Hyundai Motor Chairman, Father Sell 10-pct Stake in Logistics Unit to Carlyle | Be Korea-savvy

Hyundai Motor Chairman, Father Sell 10-pct Stake in Logistics Unit to Carlyle


This photo, taken Jan. 5, 2022, shows Hyundai Motor Group Chairman Chung Euisun at the Consumer Electronics Show (CES) in Las Vegas. (Yonhap)

This photo, taken Jan. 5, 2022, shows Hyundai Motor Group Chairman Chung Euisun at the Consumer Electronics Show (CES) in Las Vegas. (Yonhap)

SEOUL, Jan. 5 (Korea Bizwire)Hyundai Motor Group Chairman Chung Euisun and honorary group chief Chung Mong-koo sold their combined 10 percent stake in Hyundai Glovis to the global private equity firm Carlyle Group, the logistics unit of the group said Wednesday.

The junior Chung sold a 3.29 percent stake and his father unloaded a 6.71 percent interest in Hyundai Glovis at 163,000 won (US$136) per share through block trading, the company said in a regulatory filing.

The stake sale is valued at around 610 billion won.

The block sale made Carlyle Group the third-largest shareholder in Hyundai Glovis. Hyundai Motor Chairman Chung is the largest shareholder with 19.99 percent. His father has no stake in Glovis.

“The move is aimed at raising shareholders’ value and dispelling market uncertainty,” Hyundai Glovis said.

Shares of Hyundai Glovis closed at 173,000 won on the main bourse on Wednesday, unchanged from the previous session.

Industry watchers said the stake sale seemed aimed at coping with the antitrust regulator’s strengthened rules on inter-affiliate trading by large companies.
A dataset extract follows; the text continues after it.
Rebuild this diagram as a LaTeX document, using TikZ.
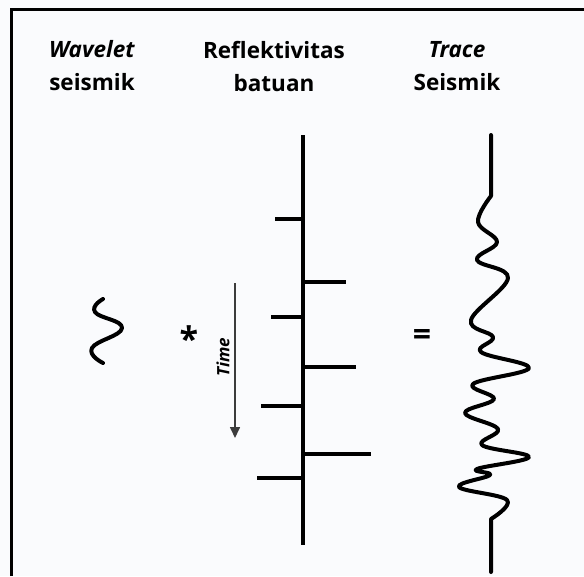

The revised fair trade act, effective since Dec. 30, forbids inter-affiliate trading within a business group whose chief and owner family hold 20 percent or more of the shares in an affiliate. Previously, the threshold was 30 percent for listed large firms.
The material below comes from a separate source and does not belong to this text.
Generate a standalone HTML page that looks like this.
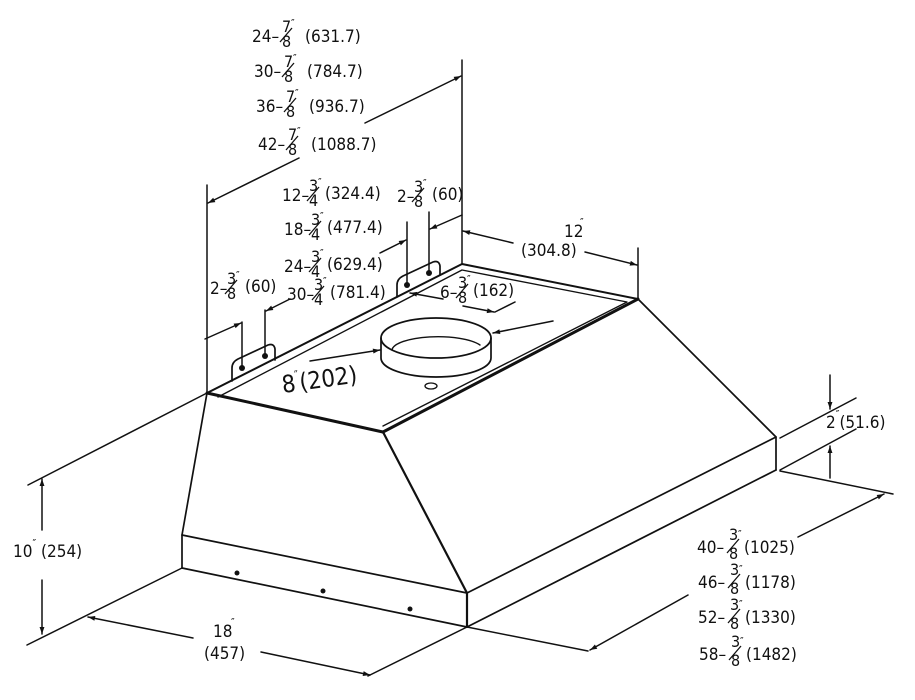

This file photo provided by Hyundai Motor Group shows Hyundai Motor and Kia's headquarters buildings in Yangjae, southern Seoul.

This file photo provided by Hyundai Motor Group shows Hyundai Motor and Kia’s headquarters buildings in Yangjae, southern Seoul.

Some experts said with the latest stake sale, Chung appears to have secured ammunition to prepare to overhaul the automotive group’s governance structure.

In 2018, Hyundai Motor Group announced that its auto parts supplier, Hyundai Mobis Co., will spin off its domestic module and after-sales parts businesses and merge them with Hyundai Glovis.

Afterward, the group owner family had a plan to buy stakes held by Kia, Hyundai Glovis and Hyundai Steel in Hyundai Mobis in a bid to cut off a cross-shareholding governance structure.

But global hedge fund Elliott and proxy advisers opposed the group’s overhaul plan at that time, demanding Hyundai Motor merge with Hyundai Mobis and the group adopt a holding firm structure.

Elliott held more than $1 billion worth of stocks in the group’s three key units — Hyundai Mobis, Hyundai Motor Co. and Kia Corp., previously named Kia Motors Corp. — before it sold all its stakes in them in early 2020.

Industry watchers said the group may again push to streamline its ownership structure this year.

They expect Chung and his father may seek to buy stakes in Hyundai Mobis to make it serve as a holding firm with the proceeds, estimated at 1 trillion won, from the latest block sale and Hyundai Engineering’s planned initial public offering.